Menjelang perayaan Natal dan tahun baru, dunia usaha menghadapi tantangan berat dengan kondisi yang cenderung lesu. Kebijakan kenaikan tarif Pajak Pertambahan Nilai (PPN) dari 11% menjadi 12% yang akan diberlakukan pada 1 Januari 2025 diperkirakan semakin menekan konsumsi masyarakat, daya beli, dan aktivitas ekonomi.
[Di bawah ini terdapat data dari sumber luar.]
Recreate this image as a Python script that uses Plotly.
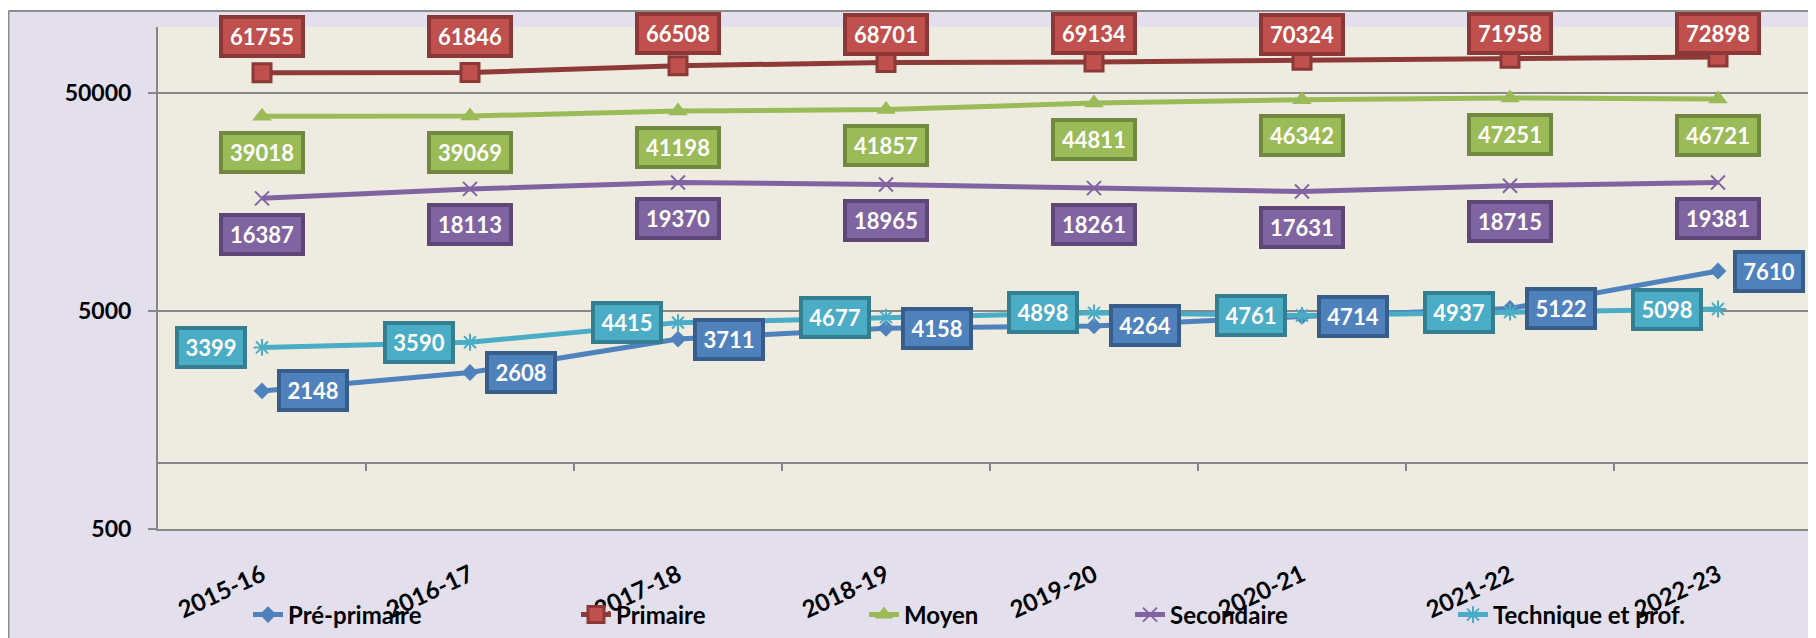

Bhima Yudhistira, Direktur Center of Economic and Law Studies (Celios), menyatakan kenaikan tarif PPN berpotensi menurunkan konsumsi rumah tangga hingga 0,37%, yang selanjutnya berdampak pada penurunan Produk Domestik Bruto (PDB) sebesar Rp65,33 triliun. “Konsumsi rumah tangga merupakan pendorong utama pertumbuhan ekonomi. Ketika pendapatan masyarakat menurun akibat kenaikan pajak, konsumsi akan tertekan, sehingga PDB pun terkoreksi,” jelas Bhima kepada Alinea.id, Selasa (10/12).
Tekanan ekonomi
Tekanan ekonomi sudah mulai dirasakan sebelum kebijakan resmi berjalan. Fenomena pre-emptives inflation atau inflasi yang mendahului penerapan tarif PPN, terjadi akibat penyesuaian harga oleh pelaku usaha di sektor ritel dan manufaktur untuk menjaga marjin keuntungan. Inflasi pada akhir tahun ini diproyeksikan mencapai 4,11%, naik signifikan dibandingkan inflasi normal.
“Momentum Natal dan tahun baru yang biasanya mendongkrak penjualan ritel kali ini justru tertekan. Masyarakat akan lebih selektif dalam belanja. Prioritas belanja mereka bergeser, dan ini akan memukul sektor ritel serta sektor rekreasi,” tambah Bhima.